▶ _WORK INSTRUCTIONS_
Your task is to repeat the lines below exactly, excluding any pictures they contain.

▶ _INFORMATION SHOWN_

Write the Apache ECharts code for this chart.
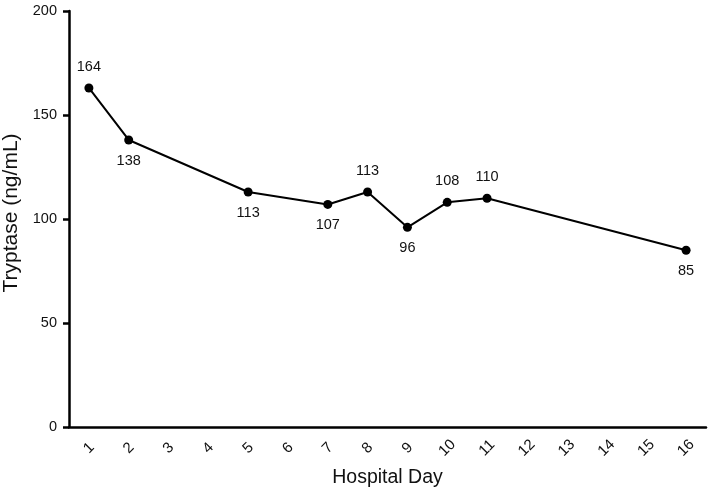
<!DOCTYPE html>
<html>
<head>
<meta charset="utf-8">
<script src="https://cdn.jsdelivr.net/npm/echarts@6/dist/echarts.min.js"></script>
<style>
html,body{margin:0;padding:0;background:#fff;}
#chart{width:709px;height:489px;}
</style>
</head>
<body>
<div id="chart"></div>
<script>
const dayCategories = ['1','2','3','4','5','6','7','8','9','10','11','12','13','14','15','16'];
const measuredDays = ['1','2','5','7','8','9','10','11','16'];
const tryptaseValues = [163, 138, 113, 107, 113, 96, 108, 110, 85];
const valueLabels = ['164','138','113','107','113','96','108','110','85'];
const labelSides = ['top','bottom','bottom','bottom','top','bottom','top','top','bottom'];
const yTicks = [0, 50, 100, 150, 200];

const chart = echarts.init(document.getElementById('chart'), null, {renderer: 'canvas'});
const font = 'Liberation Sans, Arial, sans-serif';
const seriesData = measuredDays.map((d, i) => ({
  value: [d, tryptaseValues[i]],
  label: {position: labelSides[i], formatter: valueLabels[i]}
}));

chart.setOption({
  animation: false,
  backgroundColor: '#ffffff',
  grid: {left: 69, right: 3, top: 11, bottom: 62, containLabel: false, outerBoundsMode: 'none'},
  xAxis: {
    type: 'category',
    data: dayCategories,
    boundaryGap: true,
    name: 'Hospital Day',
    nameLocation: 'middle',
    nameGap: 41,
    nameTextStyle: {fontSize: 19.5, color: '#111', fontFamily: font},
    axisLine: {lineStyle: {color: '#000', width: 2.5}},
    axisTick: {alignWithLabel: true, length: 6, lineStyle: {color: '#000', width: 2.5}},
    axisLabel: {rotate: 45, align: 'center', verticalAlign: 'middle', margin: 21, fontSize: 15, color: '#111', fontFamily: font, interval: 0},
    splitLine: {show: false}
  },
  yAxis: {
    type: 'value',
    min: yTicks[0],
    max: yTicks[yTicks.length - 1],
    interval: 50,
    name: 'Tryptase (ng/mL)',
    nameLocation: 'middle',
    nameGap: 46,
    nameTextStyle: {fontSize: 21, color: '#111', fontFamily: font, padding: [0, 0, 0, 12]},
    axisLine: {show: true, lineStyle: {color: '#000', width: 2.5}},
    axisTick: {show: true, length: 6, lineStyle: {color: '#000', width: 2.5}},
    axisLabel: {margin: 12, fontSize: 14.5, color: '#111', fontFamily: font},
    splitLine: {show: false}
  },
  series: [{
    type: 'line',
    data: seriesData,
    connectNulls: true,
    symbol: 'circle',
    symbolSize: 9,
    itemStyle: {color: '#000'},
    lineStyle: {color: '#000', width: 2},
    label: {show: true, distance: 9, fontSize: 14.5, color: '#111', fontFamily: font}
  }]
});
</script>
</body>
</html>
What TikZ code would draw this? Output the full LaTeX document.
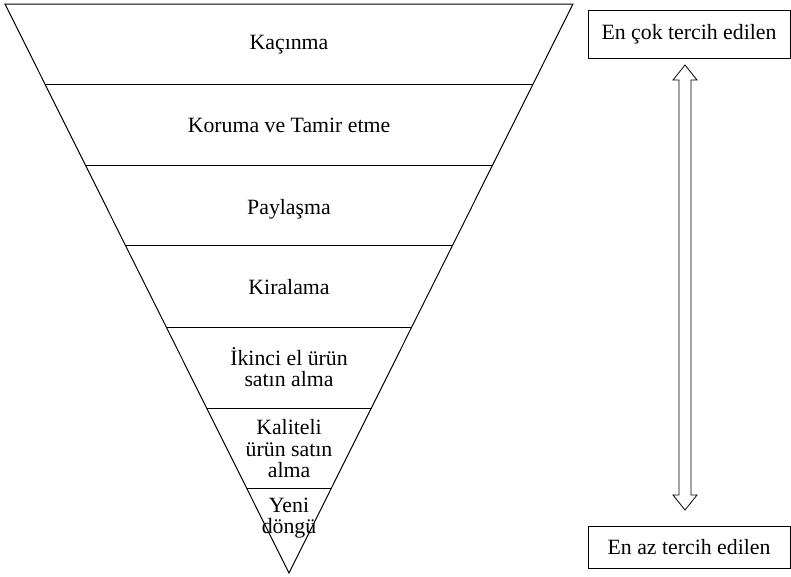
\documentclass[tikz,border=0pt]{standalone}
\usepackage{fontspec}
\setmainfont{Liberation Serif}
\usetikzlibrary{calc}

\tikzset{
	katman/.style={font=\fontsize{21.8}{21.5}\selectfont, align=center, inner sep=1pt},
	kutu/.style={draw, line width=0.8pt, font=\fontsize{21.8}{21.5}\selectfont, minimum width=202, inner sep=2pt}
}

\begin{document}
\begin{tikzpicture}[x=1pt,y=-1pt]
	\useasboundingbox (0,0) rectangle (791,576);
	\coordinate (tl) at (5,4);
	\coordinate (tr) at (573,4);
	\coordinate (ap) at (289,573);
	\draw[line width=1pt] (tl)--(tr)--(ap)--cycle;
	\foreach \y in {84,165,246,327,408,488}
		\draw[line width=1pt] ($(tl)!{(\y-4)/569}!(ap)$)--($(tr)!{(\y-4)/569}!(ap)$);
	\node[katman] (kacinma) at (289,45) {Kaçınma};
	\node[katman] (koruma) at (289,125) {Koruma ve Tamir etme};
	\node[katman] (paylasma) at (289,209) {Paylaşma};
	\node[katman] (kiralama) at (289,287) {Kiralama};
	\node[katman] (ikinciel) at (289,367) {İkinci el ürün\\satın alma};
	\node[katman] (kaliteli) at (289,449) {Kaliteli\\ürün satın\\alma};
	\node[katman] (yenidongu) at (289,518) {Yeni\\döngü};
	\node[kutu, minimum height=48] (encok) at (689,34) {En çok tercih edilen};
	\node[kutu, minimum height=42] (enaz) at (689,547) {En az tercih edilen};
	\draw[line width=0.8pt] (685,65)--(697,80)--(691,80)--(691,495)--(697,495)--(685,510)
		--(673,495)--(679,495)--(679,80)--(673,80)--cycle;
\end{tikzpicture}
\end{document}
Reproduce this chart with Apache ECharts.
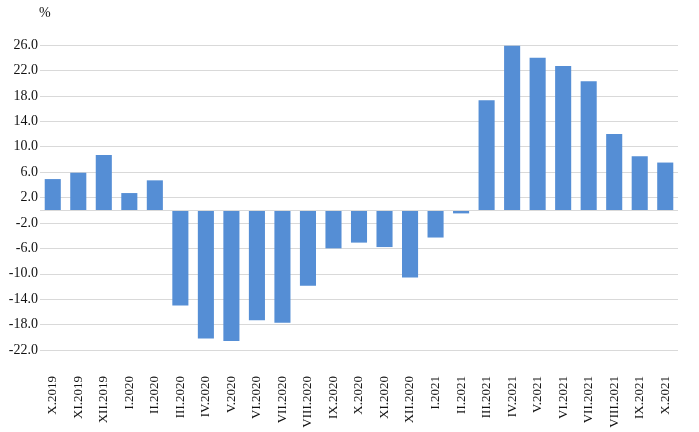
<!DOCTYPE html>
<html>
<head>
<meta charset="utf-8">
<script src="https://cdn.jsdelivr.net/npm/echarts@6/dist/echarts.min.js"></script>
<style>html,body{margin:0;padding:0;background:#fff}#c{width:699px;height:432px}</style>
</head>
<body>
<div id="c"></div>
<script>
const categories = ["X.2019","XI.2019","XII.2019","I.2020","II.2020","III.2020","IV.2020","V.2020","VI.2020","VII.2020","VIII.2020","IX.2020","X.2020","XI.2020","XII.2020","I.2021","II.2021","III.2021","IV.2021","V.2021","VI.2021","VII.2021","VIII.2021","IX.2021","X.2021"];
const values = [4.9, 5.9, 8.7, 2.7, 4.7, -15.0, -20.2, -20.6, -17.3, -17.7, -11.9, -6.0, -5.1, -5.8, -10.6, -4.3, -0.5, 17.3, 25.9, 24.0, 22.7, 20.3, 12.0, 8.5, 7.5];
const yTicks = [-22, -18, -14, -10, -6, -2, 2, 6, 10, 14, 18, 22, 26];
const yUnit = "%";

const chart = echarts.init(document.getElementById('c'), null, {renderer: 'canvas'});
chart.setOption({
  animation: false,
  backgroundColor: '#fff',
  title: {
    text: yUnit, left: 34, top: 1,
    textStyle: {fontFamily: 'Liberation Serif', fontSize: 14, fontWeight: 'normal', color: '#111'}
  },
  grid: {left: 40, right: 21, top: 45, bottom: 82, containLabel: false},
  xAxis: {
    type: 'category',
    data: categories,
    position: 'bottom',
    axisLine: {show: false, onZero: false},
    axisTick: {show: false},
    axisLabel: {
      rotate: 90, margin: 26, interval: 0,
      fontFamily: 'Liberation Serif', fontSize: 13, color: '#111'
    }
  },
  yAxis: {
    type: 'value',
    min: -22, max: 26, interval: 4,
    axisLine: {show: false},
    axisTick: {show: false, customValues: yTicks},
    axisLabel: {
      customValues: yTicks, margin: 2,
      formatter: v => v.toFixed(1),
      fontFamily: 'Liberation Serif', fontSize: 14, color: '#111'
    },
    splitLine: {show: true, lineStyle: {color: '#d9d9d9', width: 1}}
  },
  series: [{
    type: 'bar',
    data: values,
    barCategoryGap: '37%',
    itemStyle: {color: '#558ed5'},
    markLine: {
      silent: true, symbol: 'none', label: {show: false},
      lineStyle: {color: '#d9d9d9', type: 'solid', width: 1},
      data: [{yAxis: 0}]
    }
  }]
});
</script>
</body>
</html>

▶ _OUTPUT_
Write the Apache ECharts code for this chart.
<!DOCTYPE html>
<html>
<head>
<meta charset="utf-8">
<script src="https://cdn.jsdelivr.net/npm/echarts@6/dist/echarts.min.js"></script>
<style>
html,body{margin:0;padding:0;background:#fff;}
#chart{width:709px;height:489px;}
</style>
</head>
<body>
<div id="chart"></div>
<script>
const dayCategories = ['1','2','3','4','5','6','7','8','9','10','11','12','13','14','15','16'];
const measuredDays = ['1','2','5','7','8','9','10','11','16'];
const tryptaseValues = [163, 138, 113, 107, 113, 96, 108, 110, 85];
const valueLabels = ['164','138','113','107','113','96','108','110','85'];
const labelSides = ['top','bottom','bottom','bottom','top','bottom','top','top','bottom'];
const yTicks = [0, 50, 100, 150, 200];

const chart = echarts.init(document.getElementById('chart'), null, {renderer: 'canvas'});
const font = 'Liberation Sans, Arial, sans-serif';
const seriesData = measuredDays.map((d, i) => ({
  value: [d, tryptaseValues[i]],
  label: {position: labelSides[i], formatter: valueLabels[i]}
}));

chart.setOption({
  animation: false,
  backgroundColor: '#ffffff',
  grid: {left: 69, right: 3, top: 11, bottom: 62, containLabel: false, outerBoundsMode: 'none'},
  xAxis: {
    type: 'category',
    data: dayCategories,
    boundaryGap: true,
    name: 'Hospital Day',
    nameLocation: 'middle',
    nameGap: 41,
    nameTextStyle: {fontSize: 19.5, color: '#111', fontFamily: font},
    axisLine: {lineStyle: {color: '#000', width: 2.5}},
    axisTick: {alignWithLabel: true, length: 6, lineStyle: {color: '#000', width: 2.5}},
    axisLabel: {rotate: 45, align: 'center', verticalAlign: 'middle', margin: 21, fontSize: 15, color: '#111', fontFamily: font, interval: 0},
    splitLine: {show: false}
  },
  yAxis: {
    type: 'value',
    min: yTicks[0],
    max: yTicks[yTicks.length - 1],
    interval: 50,
    name: 'Tryptase (ng/mL)',
    nameLocation: 'middle',
    nameGap: 46,
    nameTextStyle: {fontSize: 21, color: '#111', fontFamily: font, padding: [0, 0, 0, 12]},
    axisLine: {show: true, lineStyle: {color: '#000', width: 2.5}},
    axisTick: {show: true, length: 6, lineStyle: {color: '#000', width: 2.5}},
    axisLabel: {margin: 12, fontSize: 14.5, color: '#111', fontFamily: font},
    splitLine: {show: false}
  },
  series: [{
    type: 'line',
    data: seriesData,
    connectNulls: true,
    symbol: 'circle',
    symbolSize: 9,
    itemStyle: {color: '#000'},
    lineStyle: {color: '#000', width: 2},
    label: {show: true, distance: 9, fontSize: 14.5, color: '#111', fontFamily: font}
  }]
});
</script>
</body>
</html>
What TikZ code would draw this? Output the full LaTeX document.
\documentclass[tikz,border=0pt]{standalone}
\usepackage{fontspec}
\setmainfont{Liberation Serif}
\usetikzlibrary{calc}

\tikzset{
	katman/.style={font=\fontsize{21.8}{21.5}\selectfont, align=center, inner sep=1pt},
	kutu/.style={draw, line width=0.8pt, font=\fontsize{21.8}{21.5}\selectfont, minimum width=202, inner sep=2pt}
}

\begin{document}
\begin{tikzpicture}[x=1pt,y=-1pt]
	\useasboundingbox (0,0) rectangle (791,576);
	\coordinate (tl) at (5,4);
	\coordinate (tr) at (573,4);
	\coordinate (ap) at (289,573);
	\draw[line width=1pt] (tl)--(tr)--(ap)--cycle;
	\foreach \y in {84,165,246,327,408,488}
		\draw[line width=1pt] ($(tl)!{(\y-4)/569}!(ap)$)--($(tr)!{(\y-4)/569}!(ap)$);
	\node[katman] (kacinma) at (289,45) {Kaçınma};
	\node[katman] (koruma) at (289,125) {Koruma ve Tamir etme};
	\node[katman] (paylasma) at (289,209) {Paylaşma};
	\node[katman] (kiralama) at (289,287) {Kiralama};
	\node[katman] (ikinciel) at (289,367) {İkinci el ürün\\satın alma};
	\node[katman] (kaliteli) at (289,449) {Kaliteli\\ürün satın\\alma};
	\node[katman] (yenidongu) at (289,518) {Yeni\\döngü};
	\node[kutu, minimum height=48] (encok) at (689,34) {En çok tercih edilen};
	\node[kutu, minimum height=42] (enaz) at (689,547) {En az tercih edilen};
	\draw[line width=0.8pt] (685,65)--(697,80)--(691,80)--(691,495)--(697,495)--(685,510)
		--(673,495)--(679,495)--(679,80)--(673,80)--cycle;
\end{tikzpicture}
\end{document}
Reproduce this chart with Apache ECharts.
<!DOCTYPE html>
<html>
<head>
<meta charset="utf-8">
<script src="https://cdn.jsdelivr.net/npm/echarts@6/dist/echarts.min.js"></script>
<style>html,body{margin:0;padding:0;background:#fff}#c{width:699px;height:432px}</style>
</head>
<body>
<div id="c"></div>
<script>
const categories = ["X.2019","XI.2019","XII.2019","I.2020","II.2020","III.2020","IV.2020","V.2020","VI.2020","VII.2020","VIII.2020","IX.2020","X.2020","XI.2020","XII.2020","I.2021","II.2021","III.2021","IV.2021","V.2021","VI.2021","VII.2021","VIII.2021","IX.2021","X.2021"];
const values = [4.9, 5.9, 8.7, 2.7, 4.7, -15.0, -20.2, -20.6, -17.3, -17.7, -11.9, -6.0, -5.1, -5.8, -10.6, -4.3, -0.5, 17.3, 25.9, 24.0, 22.7, 20.3, 12.0, 8.5, 7.5];
const yTicks = [-22, -18, -14, -10, -6, -2, 2, 6, 10, 14, 18, 22, 26];
const yUnit = "%";

const chart = echarts.init(document.getElementById('c'), null, {renderer: 'canvas'});
chart.setOption({
  animation: false,
  backgroundColor: '#fff',
  title: {
    text: yUnit, left: 34, top: 1,
    textStyle: {fontFamily: 'Liberation Serif', fontSize: 14, fontWeight: 'normal', color: '#111'}
  },
  grid: {left: 40, right: 21, top: 45, bottom: 82, containLabel: false},
  xAxis: {
    type: 'category',
    data: categories,
    position: 'bottom',
    axisLine: {show: false, onZero: false},
    axisTick: {show: false},
    axisLabel: {
      rotate: 90, margin: 26, interval: 0,
      fontFamily: 'Liberation Serif', fontSize: 13, color: '#111'
    }
  },
  yAxis: {
    type: 'value',
    min: -22, max: 26, interval: 4,
    axisLine: {show: false},
    axisTick: {show: false, customValues: yTicks},
    axisLabel: {
      customValues: yTicks, margin: 2,
      formatter: v => v.toFixed(1),
      fontFamily: 'Liberation Serif', fontSize: 14, color: '#111'
    },
    splitLine: {show: true, lineStyle: {color: '#d9d9d9', width: 1}}
  },
  series: [{
    type: 'bar',
    data: values,
    barCategoryGap: '37%',
    itemStyle: {color: '#558ed5'},
    markLine: {
      silent: true, symbol: 'none', label: {show: false},
      lineStyle: {color: '#d9d9d9', type: 'solid', width: 1},
      data: [{yAxis: 0}]
    }
  }]
});
</script>
</body>
</html>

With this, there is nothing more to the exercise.